Written problem: Print only the lines from the top of the data through the line with "275, 300, 325];", both included, skipping every picture.

————

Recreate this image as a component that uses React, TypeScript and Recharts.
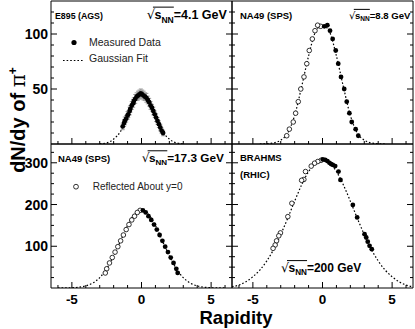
import { ComposedChart, ErrorBar, Line, Scatter, XAxis, YAxis } from "recharts";

const FONT = "'Liberation Sans', Arial, Helvetica, sans-serif";
const W = 415;
const H = 329;

// axis ticks
const rapidityTicks = [-6, -5, -4, -3, -2, -1, 0, 1, 2, 3, 4, 5, 6];
const topYieldTicks = [10, 20, 30, 40, 50, 60, 70, 80, 90, 100, 110, 120];
const bottomYieldTicks = [25, 50, 75, 100, 125, 150, 175, 200, 225, 250, 275, 300, 325];

// E895 (AGS) 4.1 GeV
const e895Rapidity = [-1.35, -1.25, -1.2, -1.1, -1.0, -0.95, -0.85, -0.8, -0.7, -0.6, -0.55, -0.45, -0.35, -0.25, -0.15, -0.05, 0.05, 0.15, 0.25, 0.35, 0.45, 0.55, 0.65, 0.75, 0.85, 0.95, 1.05, 1.15, 1.25, 1.35, 1.45, 1.55];
const e895Yield = [16, 19, 21, 23, 26, 27, 30, 32, 35, 37, 39, 41, 43, 44, 45, 46, 45, 44, 43, 42, 40, 38, 35, 33, 30, 27, 24, 21, 18, 15, 12, 10];
const e895Err = [3, 3, 3.5, 3, 3.5, 3, 3.5, 3, 3.5, 3.5, 3, 4, 3.5, 4, 4, 4, 4, 4, 3.5, 4, 3.5, 3.5, 3.5, 3, 3.5, 3, 3.5, 3, 3, 3, 2.5, 2.5];
const e895FitRapidity = [-3, -2.5, -2, -1.5, -1.25, -1, -0.75, -0.5, -0.25, 0, 0.25, 0.5, 0.75, 1, 1.25, 1.5, 2, 2.5, 3];
const e895FitYield = [0.2, 1, 4.5, 11.5, 17.5, 24, 31.5, 38.5, 44, 46, 44, 38.5, 31.5, 24, 17.5, 11.5, 4.5, 1, 0.2];

// NA49 (SPS) 8.8 GeV
const na49lowRapidity = [0.13, 0.35, 0.54, 0.73, 0.95, 1.13, 1.33, 1.56, 1.74, 1.93, 2.1, 2.38, 2.57];
const na49lowYield = [107, 108, 103, 95.5, 85, 73, 61, 50, 38.5, 28, 20, 13.5, 7.5];
const na49lowReflRapidity = [-0.13, -0.35, -0.54, -0.73, -0.95, -1.13, -1.33, -1.56, -1.74, -1.93, -2.1, -2.38, -2.57];
const na49lowFitRapidity = [-4.5, -4, -3.5, -3, -2.5, -2, -1.5, -1, -0.5, 0, 0.5, 1, 1.5, 2, 2.5, 3, 3.5, 4, 4.5];
const na49lowFitYield = [0, 0.3, 1, 3.5, 10, 26, 52, 80, 102, 108, 102, 80, 52, 26, 10, 3.5, 1, 0.3, 0];

// NA49 (SPS) 17.3 GeV
const na49highRapidity = [0.1, 0.3, 0.5, 0.7, 0.9, 1.1, 1.3, 1.5, 1.7, 1.9, 2.1, 2.3, 2.5, 2.6];
const na49highYield = [186, 181, 172, 163, 152, 140, 127, 113, 99, 86, 73, 60, 46, 36];
const na49highReflRapidity = [-0.1, -0.3, -0.5, -0.7, -0.9, -1.1, -1.3, -1.5, -1.7, -1.9, -2.1, -2.3, -2.5, -2.6];
const na49highFitRapidity = [-6, -5.5, -5, -4.5, -4, -3.5, -3, -2.5, -2, -1.5, -1, -0.5, 0, 0.5, 1, 1.5, 2, 2.5, 3, 3.5, 4, 4.5, 5, 5.5, 6];
const na49highFitYield = [0.06, 0.2, 0.7, 1.9, 5.1, 11.9, 24.9, 46.5, 77, 113, 150, 177, 187, 177, 150, 113, 77, 46.5, 24.9, 11.9, 5.1, 1.9, 0.7, 0.2, 0.06];

// BRAHMS (RHIC) 200 GeV
const brahmsRapidity = [0.02, 0.19, 0.35, 0.5, 0.62, 0.74, 0.91, 1.15, 1.29, 2.18, 2.49, 3.02, 3.14, 3.25, 3.38, 3.54];
const brahmsYield = [308, 307, 304, 300, 297, 295, 292, 279, 259, 199, 169, 129, 121, 111, 101, 93];
const brahmsReflRapidity = [-0.1, -0.34, -0.57, -0.81, -1.22, -1.34, -1.5, -2.2, -2.49, -3.02, -3.14, -3.3, -3.4, -3.55];
const brahmsReflYield = [306, 303, 299, 292, 279, 260, 258, 203, 171, 132, 125, 113, 103, 95];
const brahmsFitRapidity = [-6.5, -6, -5.5, -5, -4.5, -4, -3.5, -3, -2.5, -2, -1.5, -1, -0.5, 0, 0.5, 1, 1.5, 2, 2.5, 3, 3.5, 4, 4.5, 5, 5.5, 6, 6.5];
const brahmsFitYield = [3, 7, 15, 27, 43, 65, 93, 128, 167, 208, 247, 279, 299, 306, 299, 279, 247, 208, 167, 128, 93, 65, 43, 27, 15, 7, 3];

type Pt = { r: number; v: number; err?: number };
const zip = (rs: number[], vs: number[], es?: number[]): Pt[] =>
  rs.map((r, i) => ({ r, v: vs[i], err: es ? es[i] : 0 }));

const dot = (p: any) => <circle cx={p.cx} cy={p.cy} r={2.4} fill="#000" />;
const ring = (p: any) => <circle cx={p.cx} cy={p.cy} r={2.3} fill="#fff" stroke="#000" strokeWidth={0.8} />;

function xTick(side: "bottom" | "top", labels: boolean) {
  return (p: any) => {
    const val = p.payload.value;
    const major = val % 5 === 0;
    const dir = side === "bottom" ? -1 : 1;
    return (
      <g>
        <line x1={p.x} x2={p.x} y1={p.y} y2={p.y + dir * (major ? 6 : 3)} stroke="#000" />
        {labels && major && (
          <text x={p.x} y={p.y + 15.5} textAnchor="middle" fontFamily={FONT} fontWeight="bold" fontSize={13.5} fill="#000">
            {String(val)}
          </text>
        )}
      </g>
    );
  };
}

function yTick(side: "left" | "right", step: number, labels: boolean) {
  return (p: any) => {
    const val = p.payload.value;
    const major = val % step === 0;
    const dir = side === "left" ? 1 : -1;
    return (
      <g>
        <line x1={p.x} x2={p.x + dir * (major ? 6 : 3)} y1={p.y} y2={p.y} stroke="#000" />
        {labels && major && (
          <text x={p.x - 3} y={p.y + 5} textAnchor="end" fontFamily={FONT} fontWeight="bold" fontSize={14} fill="#000">
            {String(val)}
          </text>
        )}
      </g>
    );
  };
}

interface PanelProps {
  margin: { top: number; left: number; right: number; bottom: number };
  yMax: number;
  yTicks: number[];
  yStep: number;
  xLabels: boolean;
  yLabels: boolean;
  fit: Pt[];
  filled: Pt[];
  open?: Pt[];
  errors?: boolean;
}

// each panel is a full-size chart whose plot area is placed by the margins (axes are 1px thick)
function Panel({ margin, yMax, yTicks, yStep, xLabels, yLabels, fit, filled, open, errors }: PanelProps) {
  return (
    <div style={{ position: "absolute", left: 0, top: 0 }}>
      <ComposedChart width={W} height={H} margin={margin}>
        <XAxis type="number" dataKey="r" domain={[-6.5, 6.5]} ticks={rapidityTicks} interval={0} height={1} tickSize={0} tickMargin={0}
          allowDataOverflow tickLine={false} axisLine={{ stroke: "#000" }} tick={xTick("bottom", xLabels)} />
        <XAxis xAxisId="top" orientation="top" type="number" domain={[-6.5, 6.5]} ticks={rapidityTicks} interval={0} height={1} tickSize={0}
          tickMargin={0} allowDataOverflow tickLine={false} axisLine={{ stroke: "#000" }} tick={xTick("top", false)} />
        <YAxis type="number" dataKey="v" domain={[0, yMax]} ticks={yTicks} interval={0} width={1} tickSize={0} tickMargin={0}
          allowDataOverflow tickLine={false} axisLine={{ stroke: "#000" }} tick={yTick("left", yStep, yLabels)} />
        <YAxis yAxisId="right" orientation="right" type="number" domain={[0, yMax]} ticks={yTicks} interval={0} width={1} tickSize={0}
          tickMargin={0} allowDataOverflow tickLine={false} axisLine={{ stroke: "#000" }} tick={yTick("right", yStep, false)} />
        <Line data={fit} dataKey="v" type="monotone" stroke="#000" strokeWidth={1.2} strokeDasharray="1.6 2" dot={false}
          isAnimationActive={false} />
        {open && <Scatter data={open} dataKey="v" shape={ring} isAnimationActive={false} />}
        <Scatter data={filled} dataKey="v" shape={dot} isAnimationActive={false}>
          {errors && <ErrorBar dataKey="err" direction="y" width={2} stroke="#999" strokeWidth={1} />}
        </Scatter>
      </ComposedChart>
    </div>
  );
}

function Sqrt({ x, y, fs, energy }: { x: number; y: number; fs: number; energy: string }) {
  const sx = x + 0.62 * fs;
  const lineEnd = sx + 1.55 * fs;
  return (
    <g>
      <text x={x} y={y} fontFamily={FONT} fontWeight="bold" fontSize={fs} fill="#000">
        <tspan fontFamily="'DejaVu Sans'" fontWeight="normal" fontSize={fs * 1.05}>√</tspan>
        <tspan x={sx}>s</tspan>
        <tspan fontSize={fs * 0.68} dy={fs * 0.28}>NN</tspan>
        <tspan dy={-fs * 0.28}>={energy}</tspan>
      </text>
      <line x1={x + 0.5 * fs} x2={lineEnd} y1={y - 0.95 * fs} y2={y - 0.95 * fs} stroke="#000" strokeWidth={1} />
    </g>
  );
}

export default function App() {
  const lbl = { fontFamily: FONT, fontWeight: "bold" as const, fill: "#000" };
  return (
    <div style={{ position: "absolute", left: 0, top: 0, width: W, height: H, background: "#fff" }}>
      <Panel margin={{ top: 0, left: 50, right: 182, bottom: 184 }} yMax={130} yTicks={topYieldTicks} yStep={50} xLabels={false}
        yLabels fit={zip(e895FitRapidity, e895FitYield)} filled={zip(e895Rapidity, e895Yield, e895Err)} errors />
      <Panel margin={{ top: 0, left: 231, right: 1, bottom: 184 }} yMax={130} yTicks={topYieldTicks} yStep={50} xLabels={false}
        yLabels={false} fit={zip(na49lowFitRapidity, na49lowFitYield)} filled={zip(na49lowRapidity, na49lowYield)}
        open={zip(na49lowReflRapidity, na49lowYield)} />
      <Panel margin={{ top: 143, left: 50, right: 182, bottom: 40 }} yMax={345} yTicks={bottomYieldTicks} yStep={100} xLabels
        yLabels fit={zip(na49highFitRapidity, na49highFitYield)} filled={zip(na49highRapidity, na49highYield)}
        open={zip(na49highReflRapidity, na49highYield)} />
      <Panel margin={{ top: 143, left: 231, right: 1, bottom: 40 }} yMax={345} yTicks={bottomYieldTicks} yStep={100} xLabels
        yLabels={false} fit={zip(brahmsFitRapidity, brahmsFitYield)} filled={zip(brahmsRapidity, brahmsYield)}
        open={zip(brahmsReflRapidity, brahmsReflYield)} />
      <svg width={W} height={H} style={{ position: "absolute", left: 0, top: 0, pointerEvents: "none" }}>
        <text x={55} y={18.5} fontSize={8.8} {...lbl}>E895 (AGS)</text>
        <Sqrt x={146.7} y={19} fs={12.5} energy="4.1 GeV" />
        <circle cx={74} cy={42.5} r={2.6} fill="#000" />
        <text x={89} y={45.7} fontFamily={FONT} fontSize={10.5} fill="#222">Measured Data</text>
        <line x1={63} x2={83} y1={60.5} y2={60.5} stroke="#000" strokeWidth={1.2} strokeDasharray="1.6 2" />
        <text x={89} y={61.7} fontFamily={FONT} fontSize={10.5} fill="#222">Gaussian Fit</text>

        <text x={240} y={18.5} fontSize={9.5} {...lbl}>NA49 (SPS)</text>
        <Sqrt x={349} y={18.5} fs={9.6} energy="8.8 GeV" />

        <text x={58} y={161.5} fontSize={9.5} {...lbl}>NA49 (SPS)</text>
        <Sqrt x={141.7} y={162} fs={11.8} energy="17.3 GeV" />
        <circle cx={76} cy={186.7} r={2.4} fill="#fff" stroke="#000" strokeWidth={0.8} />
        <text x={92.7} y={190} fontFamily={FONT} fontSize={10} fill="#222">Reflected About y=0</text>

        <text x={240} y={161} fontSize={9.5} {...lbl}>BRAHMS</text>
        <text x={240} y={178} fontSize={9.5} {...lbl}>(RHIC)</text>
        <Sqrt x={281} y={272} fs={12} energy="200 GeV" />

        <text x={25} y={120} transform="rotate(-90, 25, 120)" textAnchor="middle" fontSize={20} {...lbl}>
          dN/dy of <tspan fontFamily="'DejaVu Serif', serif" fontWeight="normal">π</tspan>
          <tspan fontSize={12} dy={-8}>+</tspan>
        </text>
        <text x={236} y={323.5} textAnchor="middle" fontSize={18.5} {...lbl}>Rapidity</text>
      </svg>
    </div>
  );
}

————

Full answer:
Recreate this image as a component that uses React, TypeScript and Recharts.
import { ComposedChart, ErrorBar, Line, Scatter, XAxis, YAxis } from "recharts";

const FONT = "'Liberation Sans', Arial, Helvetica, sans-serif";
const W = 415;
const H = 329;

// axis ticks
const rapidityTicks = [-6, -5, -4, -3, -2, -1, 0, 1, 2, 3, 4, 5, 6];
const topYieldTicks = [10, 20, 30, 40, 50, 60, 70, 80, 90, 100, 110, 120];
const bottomYieldTicks = [25, 50, 75, 100, 125, 150, 175, 200, 225, 250, 275, 300, 325];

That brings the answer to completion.